The barriers faced by people with disabilities when using public transport in towns and cities is being researched at Aberystwyth University.

The year-long project, funded by the UK Economic and Social Research Council, will take a fresh look at how the design of transport spaces affects their inclusivity and accessibility.

It builds upon the social model of disability, which emphasises the role of the environment in producing or exacerbating disability.

The research will look at how mobile and multi-sensory approaches to how people use and interact with the London Underground, and other urban transport systems, can help improve understandings of accessibility.

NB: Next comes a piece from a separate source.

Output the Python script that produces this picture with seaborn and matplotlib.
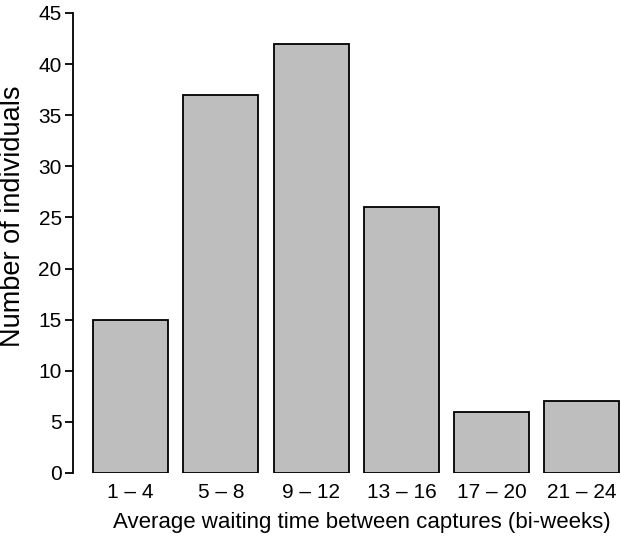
import matplotlib
matplotlib.use("Agg")
import pandas as pd
import seaborn as sns
import matplotlib.pyplot as plt

# data
classi = ["1 – 4", "5 – 8", "9 – 12", "13 – 16", "17 – 20", "21 – 24"]
individui = [15, 37, 42, 26, 6, 7]

df = pd.DataFrame({"Classe": classi, "Individui": individui})

sns.set_style("ticks")
plt.rcParams["font.family"] = ["Liberation Sans", "DejaVu Sans"]

fig = plt.figure(figsize=(6.22, 5.39), dpi=100)
ax = fig.add_axes([0.117, 0.1225, 0.881, 0.8535])
sns.barplot(data=df, x="Classe", y="Individui", color="#bebebe",
            edgecolor="black", linewidth=1.3, width=0.83, saturation=1, ax=ax)

ax.set_xlim(-0.64, 5.43)
ax.set_ylim(0, 45)
ax.set_yticks(range(0, 46, 5))
ax.spines["top"].set_visible(False)
ax.spines["right"].set_visible(False)
ax.spines["bottom"].set_visible(False)
ax.spines["left"].set_linewidth(1.3)
ax.spines["left"].set_color("black")
ax.tick_params(axis="y", labelsize=15, width=1.3, length=6, pad=2,
               color="black", labelcolor="black")
ax.tick_params(axis="x", labelsize=15, length=0, pad=7, labelcolor="black")
ax.set_xlabel("Average waiting time between captures (bi-weeks)",
              fontsize=16, color="black")
ax.set_ylabel("Number of individuals", fontsize=19.5, color="black")
ax.xaxis.set_label_coords(0.527, -0.085)
ax.yaxis.set_label_coords(-0.086, 0.557)

fig.savefig("out.png", dpi=100)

This approach considers obstacles such as lack of ramps and lifts, but also finer design details such as the use of colour, sound, lighting, different shapes and textures, and lines of sight.

These details are often encountered only fleetingly, whilst people are on the move, yet can have a major impact on passenger experience.

The research will also consider the wide range of different, and sometimes conflicting, uses of transport spaces. As well as transportation itself, these include social interaction, work, leisure, retail and advertising, which increasingly includes digital and experiential advertising.

The study will look at how those features shape emotional and psychological experiences of transport, and their potential to cause feelings of anxiety and exclusion.

Dr Sam Mutter from the Department of Geography and Earth Sciences at Aberystwyth University commented:

"The difficulties faced by some groups, such as those with physical or mental impairments, when using spaces such as Underground train stations are considerable.These difficulties are not only physical barriers and they don’t only occur at entrances or train doors; they are experienced through multiple senses and emotions, and in the process of movement. There needs to be a better understanding of the needs and demands of people in these environments.”

“The project aims to examine the uneven effects of multi-sensory design features on inclusion and accessibility on the London Underground and other Transport for London networks. It begins from the wider premise that current approaches to accessible design within the UK transportation industry are based on narrow interpretations of accessibility which focus primarily on visual information and physical obstacles. As a consequence, design processes often fail to consider the implications of the more subtle, non-visual aspects of the spaces they help produce upon disabled passengers.”

The COVID-19 pandemic has changed many people's relationship with transport and the study will consider this alongside the impact of increased automation of transport infrastructures.

The project will focus on the London Underground but will also highlight policy and design lessons for urban transport systems around the world.

Dr Mutter added:

“The research is going to look at broadening our understanding of this and wider accessibility and inclusion issues. COVID-19 and automation will certainly come into it as considerations. We will be considering transport hubs as lived spaces – how people move around them - and the political and social ramifications of that.”

 As part of the research, there will be engagement with a wide range of relevant organisations. This includes a workshop at the Royal Geographical Society today (17 June 2022) bringing academics from across a range of disciplines together with practitioners in transportation and policy-makers to exchange experiences and ideas.